Factors determining solid solution phase formation and stability in CoCrFeNiX0.4 (X=Al, Nb, Ta) high entropy alloys fabricated by powder plasma arc additive manufacturing

In high entropy alloys (HEAs), the formation of solid solution phase is governed by main factors such as mixing entropy, mixing enthalpy, atomic radii, and atomic size difference. However, factors such as electronegativity, valence electron concentration, and melting point, also significantly influence the formation of the solid solution phase, individually or in combination in specific alloys, and are often less studied and reported. In this work, CoCrFeNiX0.4 (X = Al, Nb, Ta, elements with equi-atomic radii) high entropy alloys have been prepared by powder plasma arc additive manufacturing (PPA-AM). The effect of equi-atomic radii element addition on the microstructural evolution was studied. The results showed that although Al, Nb, and Ta were equi-atomic radii element additions, the resulting HEAs had variations in their phase formation and mechanical properties. Following observations were made: (i) Al addition: FCC + BCC +Sigma phase formation with lowest hardness and (ii) Nb and Ta addition: FCC + Laves phase + Eutectic phases formation with relatively high hardness (>85%–～110% increase). Considering other factors that determine the formation of solid solution phase, it has been identified that: (i) high melting point of the metal has a superior influence on the formation of topologically closed packed phases (TCP) solid solution phase and (ii) elements with large electronegativity differences tends to be rich in the second solid solution phase.
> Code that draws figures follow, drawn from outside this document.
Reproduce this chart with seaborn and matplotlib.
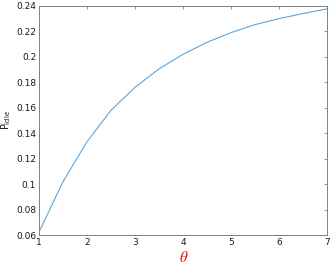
import matplotlib
matplotlib.use("Agg")
import matplotlib.pyplot as plt
import seaborn as sns
import pandas as pd

theta = [1, 1.5, 2, 2.5, 3, 3.5, 4, 4.5, 5, 5.5, 6, 6.5, 7]
p_idle = [0.0623, 0.102, 0.1333, 0.158, 0.176, 0.1905, 0.202, 0.2114, 0.219, 0.2253, 0.230, 0.234, 0.2376]
xticks = [1, 2, 3, 4, 5, 6, 7]
yticks = [0.06, 0.08, 0.1, 0.12, 0.14, 0.16, 0.18, 0.2, 0.22, 0.24]
ytick_labels = ["0.06", "0.08", "0.1", "0.12", "0.14", "0.16", "0.18", "0.2", "0.22", "0.24"]

sns.set_style("white")
plt.rcParams['font.family'] = ['DejaVu Sans']
plt.rcParams['mathtext.fontset'] = 'dejavusans'

df = pd.DataFrame({"theta": theta, "p": p_idle})
fig = plt.figure(figsize=(3.32, 2.68), dpi=100)
ax = fig.add_axes([0.1175, 0.123, 0.8675, 0.855])
sns.lineplot(data=df, x="theta", y="p", ax=ax, color="#5aa6e0", linewidth=0.8)
ax.set_xlim(1, 7)
ax.set_ylim(0.06, 0.24)
ax.set_xticks(xticks)
ax.set_xticklabels([str(t) for t in xticks])
ax.set_yticks(yticks)
ax.set_yticklabels(ytick_labels)
for s in ax.spines.values():
    s.set_color("#808080")
    s.set_linewidth(0.7)
ax.tick_params(direction="in", length=2.5, width=0.6, color="#808080", labelsize=6.5,
               top=True, right=True, pad=2, labelcolor="#1a1a1a")
ax.set_xlabel("\u03b8", color="red", fontsize=11, labelpad=3,
              fontfamily="STIXGeneral", fontstyle="italic")
ax.set_ylabel(r"P$_{\mathregular{Idle}}$", fontsize=7, labelpad=2, color="#1a1a1a")
fig.savefig("out.png", dpi=100)
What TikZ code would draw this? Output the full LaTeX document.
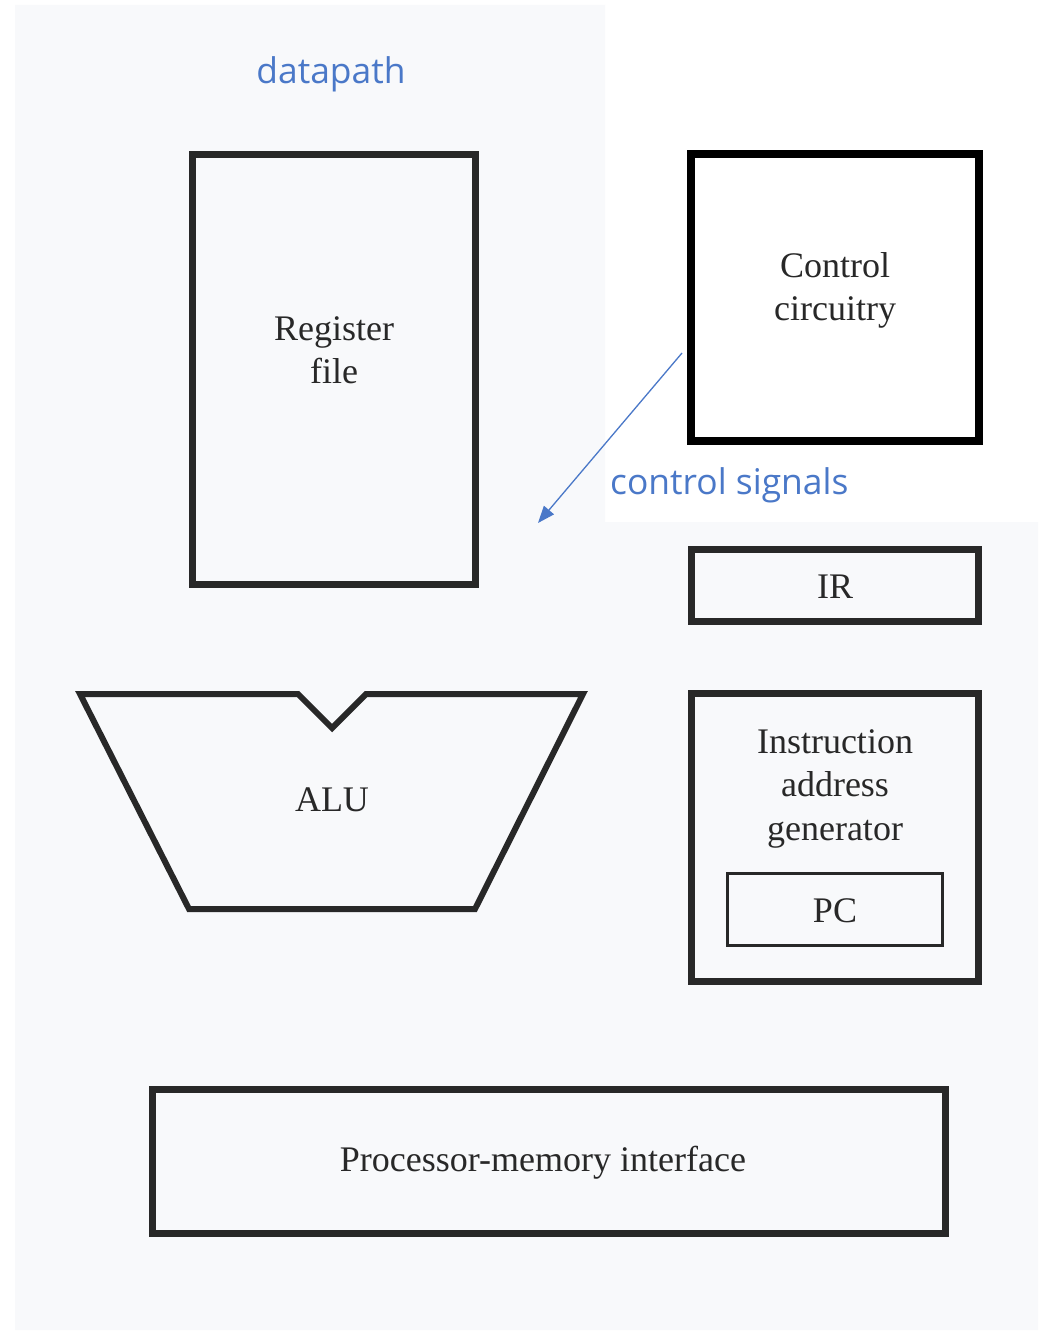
\documentclass[tikz,border=0pt]{standalone}
\usepackage{fontspec}
\setmainfont{Liberation Serif}
\newfontfamily\bluefont{Open Sans}
\usetikzlibrary{arrows.meta}
\definecolor{bgc}{HTML}{F8F9FB}
\definecolor{linec}{HTML}{282828}
\definecolor{bluec}{HTML}{4A78C8}
\begin{document}
\begin{tikzpicture}[x=1pt,y=-1pt,
  box/.style={draw=linec,line width=7pt,inner sep=0pt,rectangle},
  lbl/.style={font=\fontsize{36}{43.5}\selectfont,text=linec,align=center,inner sep=0pt},
  bluelbl/.style={font=\bluefont\fontsize{35.4}{42}\selectfont,text=bluec,inner sep=0pt}]
\useasboundingbox (0,0) rectangle (1038,1332);
\fill[white] (0,0) rectangle (1038,1332);
\fill[bgc] (15,5) -- (605,5) -- (605,522) -- (1038,522) -- (1038,1330) -- (15,1330) -- cycle;
% boxes
\node[box,minimum width=283pt,minimum height=429pt] (rf) at (333.5,369.5) {};
\node[box,draw=black,line width=7.5pt,minimum width=288pt,minimum height=287pt] (cc) at (835,297.5) {};
\node[box,minimum width=287pt,minimum height=71.5pt] (ir) at (834.5,585.25) {};
\node[box,minimum width=287pt,minimum height=288pt] (iag) at (834.5,837) {};
\node[box,line width=3pt,minimum width=215pt,minimum height=72pt] (pc) at (835,909.5) {};
\node[box,minimum width=793pt,minimum height=144pt] (pmi) at (548.5,1161.5) {};
% ALU
\draw[linec,line width=6pt,line join=miter] (80,694) -- (298,694) -- (332,728) -- (366,694) -- (583,694) -- (475,909) -- (189,909) -- cycle;
% labels (base anchor = baseline of last line)
\node[lbl,anchor=base] (rft) at (334,383.5) {Register\\file};
\node[lbl,anchor=base] (cct) at (835,320.5) {Control\\circuitry};
\node[lbl,anchor=base] (irt) at (835,598) {IR};
\node[lbl,anchor=base] (iagt) at (835,840) {Instruction\\address\\generator};
\node[lbl,anchor=base] (pct) at (835,922) {PC};
\node[lbl,anchor=base] (alut) at (332,811) {ALU};
\node[lbl,anchor=base] (pmit) at (543,1171) {Processor-memory interface};
\node[bluelbl,anchor=base] (dp) at (331,84) {datapath};
\node[bluelbl,anchor=base west] (cs) at (610,494) {control signals};
% arrow
\coordinate (as) at (682,353);
\coordinate (ae) at (538,523);
\draw[bluec,line width=1.3pt,-{Triangle[length=17pt,width=13pt]}] (as) -- (ae);
\end{tikzpicture}
\end{document}
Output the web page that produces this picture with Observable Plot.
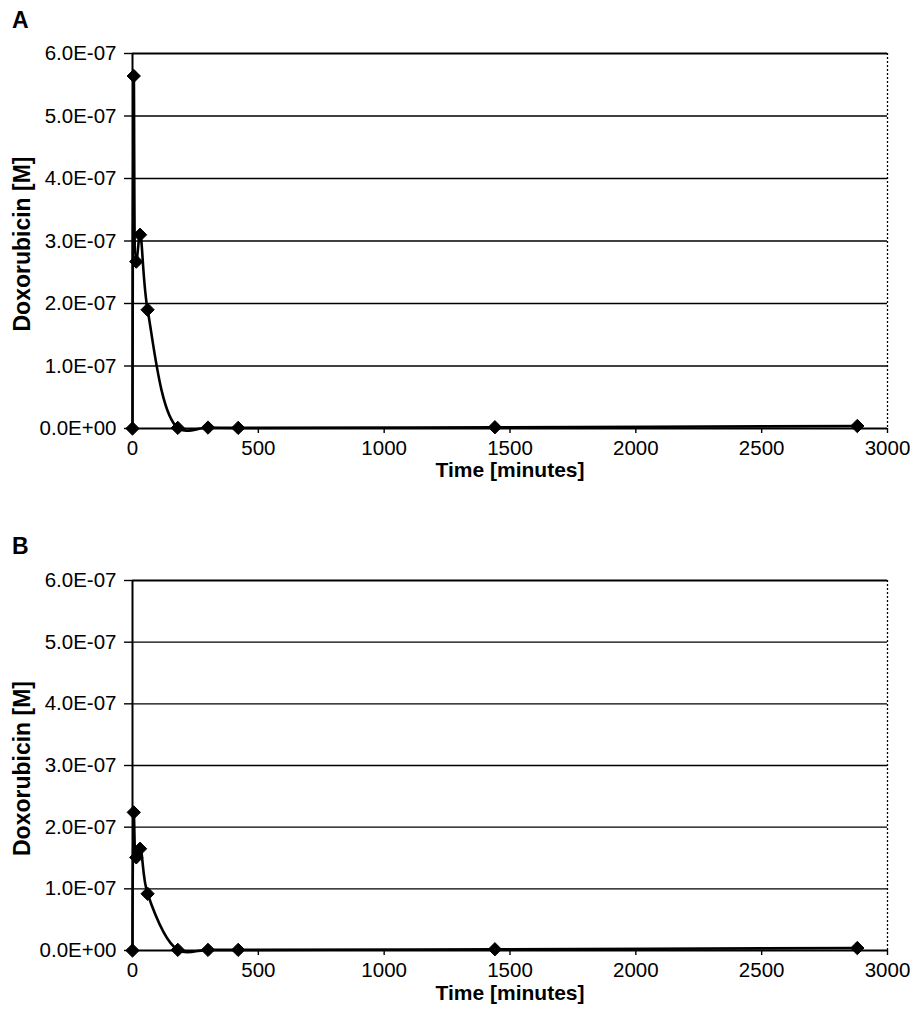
<!DOCTYPE html>
<html>
<head>
<meta charset="utf-8">
<script src="https://cdn.jsdelivr.net/npm/d3@7"></script>
<script src="https://cdn.jsdelivr.net/npm/@observablehq/plot@0.6"></script>
<style>
  html, body { margin: 0; padding: 0; background: white; }
  #wrap { position: relative; width: 915px; height: 1031px; overflow: hidden; }
  .panel { position: absolute; left: 0; }
  .plabel { position: absolute; font-family: "Liberation Sans", Arial, sans-serif; font-weight: bold; font-size: 23px; line-height: 1.15; color: black; }
</style>
</head>
<body>
<div id="wrap">
  <div id="pA" class="panel" style="top:0px"></div>
  <div id="pB" class="panel" style="top:490px"></div>
  <div class="plabel" style="left:12px; top:7px">A</div>
  <div class="plabel" style="left:12px; top:533px">B</div>
</div>
<script>
// ---- data ----
const times = [0, 5, 15, 30, 60, 180, 300, 420, 1440, 2880];
const concA = [0, 5.64e-7, 2.67e-7, 3.10e-7, 1.90e-7, 1.0e-9, 1.5e-9, 1.0e-9, 2.0e-9, 4.0e-9];
const concB = [0, 2.24e-7, 1.51e-7, 1.65e-7, 0.92e-7, 1.0e-9, 1.0e-9, 1.0e-9, 2.0e-9, 4.0e-9];
const yTicks = [0, 1e-7, 2e-7, 3e-7, 4e-7, 5e-7, 6e-7];
const yTickLabels = ["0.0E+00", "1.0E-07", "2.0E-07", "3.0E-07", "4.0E-07", "5.0E-07", "6.0E-07"];
const xTicks = [0, 500, 1000, 1500, 2000, 2500, 3000];
const xTickLabels = ["0", "500", "1000", "1500", "2000", "2500", "3000"];
const xTitle = "Time [minutes]";
const yTitle = "Doxorubicin [M]";

const yFmt = new Map(yTicks.map((t, i) => [t, yTickLabels[i]]));
const xFmt = new Map(xTicks.map((t, i) => [t, xTickLabels[i]]));
const FONT = "Liberation Sans, Arial, sans-serif";

function panel(conc, height, marginTop, marginBottom, tickDy, titleDy) {
  const data = times.map((t, i) => ({t, c: conc[i]}));
  return Plot.plot({
    width: 915,
    height,
    marginLeft: 132,
    marginRight: 28,
    marginTop,
    marginBottom,
    x: {domain: [0, 3000]},
    y: {domain: [0, 6e-7]},
    style: {fontFamily: FONT, fontSize: "20px", color: "black", background: "white", overflow: "visible"},
    marks: [
      Plot.ruleY(yTicks.slice(1, -1), {stroke: "black", strokeWidth: 1.4}),
      Plot.ruleY([yTicks[yTicks.length - 1]], {stroke: "black", strokeWidth: 2}),
      Plot.ruleX([xTicks[xTicks.length - 1]], {stroke: "black", strokeWidth: 1.3, strokeDasharray: "2,2"}),
      Plot.axisY({ticks: yTicks, tickFormat: () => "", tickSize: 8, label: null, strokeWidth: 1.4}),
      Plot.axisX({ticks: xTicks, tickFormat: () => "", tickSize: 5, label: null, strokeWidth: 1.4}),
      Plot.text(yTicks, {y: d => d, text: d => yFmt.get(d), frameAnchor: "left", dx: -16, textAnchor: "end", fontSize: 20.5, fontFamily: FONT, fill: "black"}),
      Plot.text(xTicks, {x: d => d, text: d => xFmt.get(d), frameAnchor: "bottom", dy: tickDy, textAnchor: "middle", fontSize: 20.5, fontFamily: FONT, fill: "black"}),
      Plot.ruleY([0], {stroke: "black", strokeWidth: 2}),
      Plot.ruleX([0], {stroke: "black", strokeWidth: 2}),
      Plot.line(data, {x: "t", y: "c", curve: "catmull-rom", stroke: "black", strokeWidth: 2.6}),
      Plot.dot(data, {x: "t", y: "c", symbol: "diamond2", r: 6, fill: "black", stroke: "black", strokeWidth: 1}),
      Plot.text([yTitle], {text: d => d, frameAnchor: "left", rotate: -90, dx: -110, dy: 3, textAnchor: "middle", fontWeight: "bold", fontSize: 23, fontFamily: FONT, fill: "black"}),
      Plot.text([xTitle], {text: d => d, frameAnchor: "bottom", dy: titleDy, textAnchor: "middle", fontWeight: "bold", fontSize: 21, fontFamily: FONT, fill: "black"})
    ]
  });
}

document.getElementById("pA").appendChild(panel(concA, 490, 53, 62, 26, 48));
document.getElementById("pB").appendChild(panel(concB, 541, 90, 81, 26, 49));
</script>
</body>
</html>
The HEAs deposited by PPA-AM have similar/better mechanical stability when compared to the as-cast alloys. Using an innovative AM technology to fabricate HEAs, this work emphasizes the importance of the control of multiple variables in manipulating the solid solution phase formation and mechanical properties of HEAs. •CoCrFeNiX (X = Al, Nb, Ta) high entropy alloys fabricated by powder plasma arc additive manufacturing (AM).•Solid solution (SS) phase formation not governed only by equi-atomic radii of elements.•High melting point of elements influences topologically closed packed SS phase formation.•Large electronegativity difference in elements promotes SS phase formation.•AM fabricated alloys have better/similar microhardness than as-cast alloys.